There were as many companies from Santa Cruz exhibiting at last week’s Consumer Electronics Show in Las Vegas as there were from all of South America. And twice as many as Africa. Which is to say, there were 2. One was Plantronics aimed at, among other things, robotics, security and authentication applications, and supported by SDKs for the developers they hope to attract.

The other Santa Cruz company was Seebright, a virtual and augmented reality start-up. Its booth was jammed with people trying on the company’s first generation headset, which uses a smart phone – pretty much any Android or iOS device with a screen in the 5 to 6 inch range – to either place a translucent 3D overlay on the real world or drive an immersive virtual reality experience.

A second generation headset with a much slicker look is in the pipeline, with plans to take it to Kickstarter, perhaps as soon as February.

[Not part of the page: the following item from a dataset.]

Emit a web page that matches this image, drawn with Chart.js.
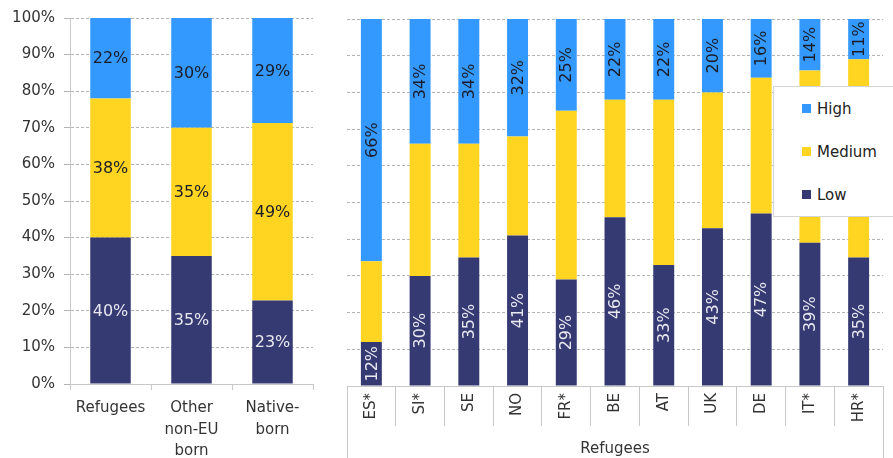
<!DOCTYPE html>
<html>
<head>
<meta charset="utf-8">
<script src="https://cdn.jsdelivr.net/npm/chart.js@4"></script>
<style>
  body { margin: 0; background: #fff; width: 893px; height: 458px; overflow: hidden; position: relative; font-family: "DejaVu Sans", sans-serif; }
  #leftWrap { position: absolute; left: 0; top: 0; width: 330px; height: 458px; }
  #rightWrap { position: absolute; left: 330px; top: 0; width: 563px; height: 458px; }
  #legend { position: absolute; left: 773px; top: 86px; width: 130px; height: 129px; background: #fff; border: 1px solid #d4d4d4; }
  .item { position: absolute; left: 28px; font-size: 15px; color: #222; line-height: 18px; }
  .sw { display: inline-block; width: 9px; height: 9px; margin-right: 6px; vertical-align: 1px; }
</style>
</head>
<body>
<div id="leftWrap"><canvas id="groupChart"></canvas></div>
<div id="rightWrap"><canvas id="countryChart"></canvas></div>
<div id="legend"></div>
<script>
// ── Data ───────────────────────────────────────────────────
const groupLabels = [["Refugees"], ["Other", "non-EU", "born"], ["Native-", "born"]];
const groupLow = [40, 35, 22.8];
const groupMedium = [38, 35, 48.5];
const groupHigh = [22, 30, 28.7];

const countries = ["ES*", "SI*", "SE", "NO", "FR*", "BE", "AT", "UK", "DE", "IT*", "HR*"];
const countryLow = [12, 30, 35, 41, 29, 46, 33, 43, 47, 39, 35];
const countryMedium = [22, 36, 31, 27, 46, 32, 45, 37, 37, 47, 54];
const countryHigh = [66, 34, 34, 32, 25, 22, 22, 20, 16, 14, 11];

const groupTitle = "Refugees";
const seriesNames = ["Low", "Medium", "High"];
const seriesColors = ["#363a73", "#ffd521", "#3399ff"];
const labelColors = ["#e8e8f0", "#1c1c28", "#1c1c28"];

const FONT = "'DejaVu Sans', sans-serif";
const GRID = "#c8c8c8";
const DASH_GRID = "#b4b4b4";
Chart.defaults.font.family = FONT;
Chart.defaults.color = "#333";

/* ── Segment labels ─────────────────────────────────────────*/
const segLabels = {
  id: "segLabels",
  afterDatasetsDraw(chart, args, opts) {
    const ctx = chart.ctx;
    ctx.save();
    ctx.font = `16px ${FONT}`;
    ctx.textAlign = "center";
    ctx.textBaseline = "middle";
    chart.data.datasets.forEach((ds, i) => {
      if (ds.hideLabels) return;
      chart.getDatasetMeta(i).data.forEach((bar, j) => {
        const { x, y, base } = bar.getProps(["x", "y", "base"], true);
        const cy = (y + base) / 2;
        const txt = Math.round(ds.data[j]) + "%";
        ctx.fillStyle = ds.labelColor;
        if (opts.rotate) {
          ctx.save();
          ctx.translate(x, cy);
          ctx.rotate(-Math.PI / 2);
          ctx.fillText(txt, 0, 1);
          ctx.restore();
        } else {
          ctx.fillText(txt, x, cy + 1);
        }
      });
    });
    ctx.restore();
  }
};

// outer lines of the category box under the right panel
const groupBox = {
  id: "groupBox",
  afterDraw(chart) {
    const { ctx, chartArea: a } = chart;
    ctx.save();
    ctx.strokeStyle = GRID;
    ctx.lineWidth = 1;
    [a.left, a.right].forEach(x => {
      const px = Math.round(x) + 0.5;
      ctx.beginPath();
      ctx.moveTo(px, a.bottom);
      ctx.lineTo(px, chart.height);
      ctx.stroke();
    });
    ctx.restore();
  }
};

function makeSets(low, medium, high, hideMedium) {
  return [low, medium, high].map((data, i) => ({
    label: seriesNames[i],
    data,
    backgroundColor: seriesColors[i],
    borderWidth: 0,
    labelColor: labelColors[i],
    hideLabels: hideMedium && i === 1
  }));
}

/* ── Left: groups ───────────────────────────────────────────*/
new Chart(document.getElementById("groupChart"), {
  type: "bar",
  data: { labels: groupLabels, datasets: makeSets(groupLow, groupMedium, groupHigh, false) },
  options: {
    responsive: true,
    maintainAspectRatio: false,
    animation: false,
    barPercentage: 0.5,
    categoryPercentage: 1,
    layout: { padding: { top: 13, right: 17, left: 0, bottom: 0 } },
    scales: {
      x: {
        stacked: true,
        grid: { offset: true, drawOnChartArea: false, tickLength: 6, color: GRID },
        border: { color: GRID },
        ticks: { font: { size: 15, lineHeight: 1.45 }, padding: 7, maxRotation: 0, color: "#333" },
        afterFit: s => { s.height = 74; }
      },
      y: {
        stacked: true,
        min: 0, max: 100,
        ticks: { stepSize: 10, callback: v => v + "%", font: { size: 15 }, padding: 9, color: "#333" },
        grid: { color: DASH_GRID, tickLength: 6 },
        border: { color: GRID, dash: [3, 2] },
        afterFit: s => { s.width = 70; }
      }
    },
    plugins: { legend: { display: false }, tooltip: { enabled: false }, segLabels: { rotate: false } }
  },
  plugins: [segLabels]
});

/* ── Right: countries ───────────────────────────────────────*/
new Chart(document.getElementById("countryChart"), {
  type: "bar",
  data: { labels: countries, datasets: makeSets(countryLow, countryMedium, countryHigh, true) },
  options: {
    responsive: true,
    maintainAspectRatio: false,
    animation: false,
    barPercentage: 0.43,
    categoryPercentage: 1,
    layout: { padding: { top: 19, right: 10, left: 17, bottom: 0 } },
    scales: {
      x: {
        stacked: true,
        grid: { offset: true, drawOnChartArea: false, tickLength: 40, color: GRID },
        border: { color: GRID },
        ticks: { font: { size: 15 }, padding: -33, minRotation: 90, maxRotation: 90, autoSkip: false, color: "#333" },
        title: { display: true, text: groupTitle, font: { size: 15 }, color: "#333", padding: 0 },
        afterFit: s => { s.height = 72; }
      },
      y: {
        stacked: true,
        min: 0, max: 100,
        ticks: { display: false, stepSize: 10 },
        grid: { color: DASH_GRID, drawTicks: false },
        border: { display: false, dash: [3, 2] },
        afterFit: s => { s.width = 0; }
      }
    },
    plugins: { legend: { display: false }, tooltip: { enabled: false }, segLabels: { rotate: true } }
  },
  plugins: [segLabels, groupBox]
});

/* ── Legend ─────────────────────────────────────────────────*/
const legendEl = document.getElementById("legend");
[2, 1, 0].forEach((s, k) => {
  const div = document.createElement("div");
  div.className = "item";
  div.style.top = (13 + k * 43) + "px";
  div.innerHTML = `<span class="sw" style="background:${seriesColors[s]}"></span>${seriesNames[s]}`;
  legendEl.appendChild(div);
});
</script>
</body>
</html>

Target price is $150 for the headset and included hand-held controller. Using a physical device rather than gestures is part of the company’s strategy of targeting gamers and industrial app developers, who need a higher level of control granularity.

“Vertical markets are going to be very important for this,” said Bill Keating, Seebright’s COO. An SDK is available and the company particularly wants to appeal to developers with an interest in adding a virtual or augmented reality experience to existing apps.

So far, apps developed for the Seebright headset include a virtual art gallery and a treatment for lazy eye disorder.